Read at Pasadena Weekly

Singer-songwriter Renee Wahl laughs often — especially when admitting she likes to “geek out” on the science behind how music affects us psychologically. A physics major who served in the Air Force and taught physics to audio engineers, she quotes Einstein (“imagination is more important than knowledge”) while connecting science and songwriting.

“People tend to think of science as this hard, concrete, boring thing, but it’s really not. It’s not that knowledge isn’t important, but even in science there’s a creative aspect, as there is in songwriting. If you’re just looking at songwriting or science from the perspective of formula, you’re not creating anything new.”

Wahl’s touring behind her smartly composed new album, “Cut to the Bone,” recorded with Lucinda Williams guitarist Stuart Mathis at his home studio and a deft band that fleshes out the music’s rootsy tension and release. Songs like “Six Days Til Sunday,” the sultry “Temptation” and “Cold Day in Memphis” depict characters grappling with desires that can get the better of them, as Wahl moans like a tougher Kelly Willis over steel-buffed waves of guitar, organ and strings.

Wahl, who lives with “horses, a donkey, and a bunch of dogs” on 37 acres outside of Nashville, pointedly avoids staking out political positions. Yet her song “To the Bone” is political, at least insofar as it concerns “people that try to make you think they’re going to fix all your problems, and really they’re only in it for themselves.”

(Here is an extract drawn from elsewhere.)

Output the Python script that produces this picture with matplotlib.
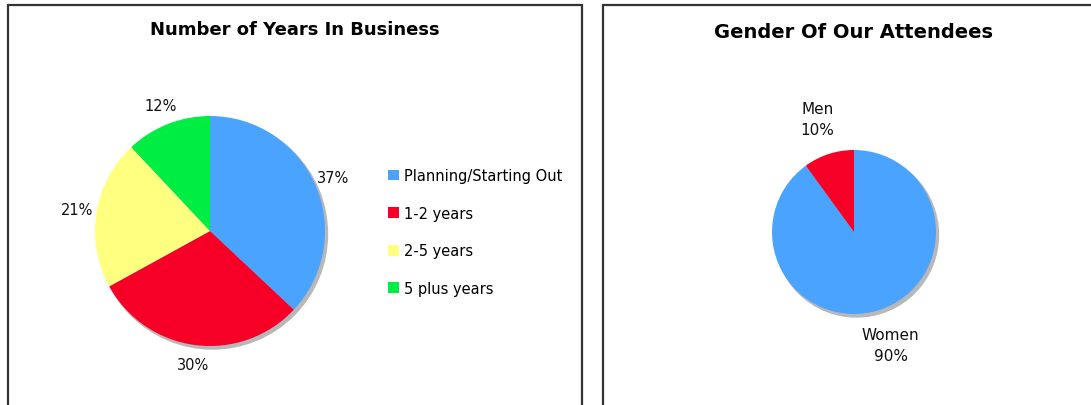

“Well, you come around here, black Cadillac and all

The right time, the right place, and the answer to their call

They drop to their knees begging, ‘Rescue me’

But I’m not falling for your deal even though it would be so easy”

“People choose who they want to follow based on what they’re being told they’re gonna get from them, and across the board, people have their own agendas. Whether it’s a politician, a lover, or a religious leader, they tend to gravitate to those positions of power because they may already be a little corrupt, or they become corrupt because of those positions of power. It’s not all black and white.”

Her song “Meds,” which humorously shuffles through a “virtual rainbow” of antidepressant medications, has elicited positive responses from audiences — even though, Wahl acknowledges with a laugh, she gets the impression that “some people aren’t sure if they should respond to it … It’s a funny song about a very serious subject.”

“I tend to write a little on the dark side, and this is probably the darkest collection I’ve had,” she says of the album. “It has this theme of really looking deep at yourself and others, and what’s going on in our life and the world, looking at both the positive and negative and not necessarily painting things in a pretty picture. There’s no sugarcoating.”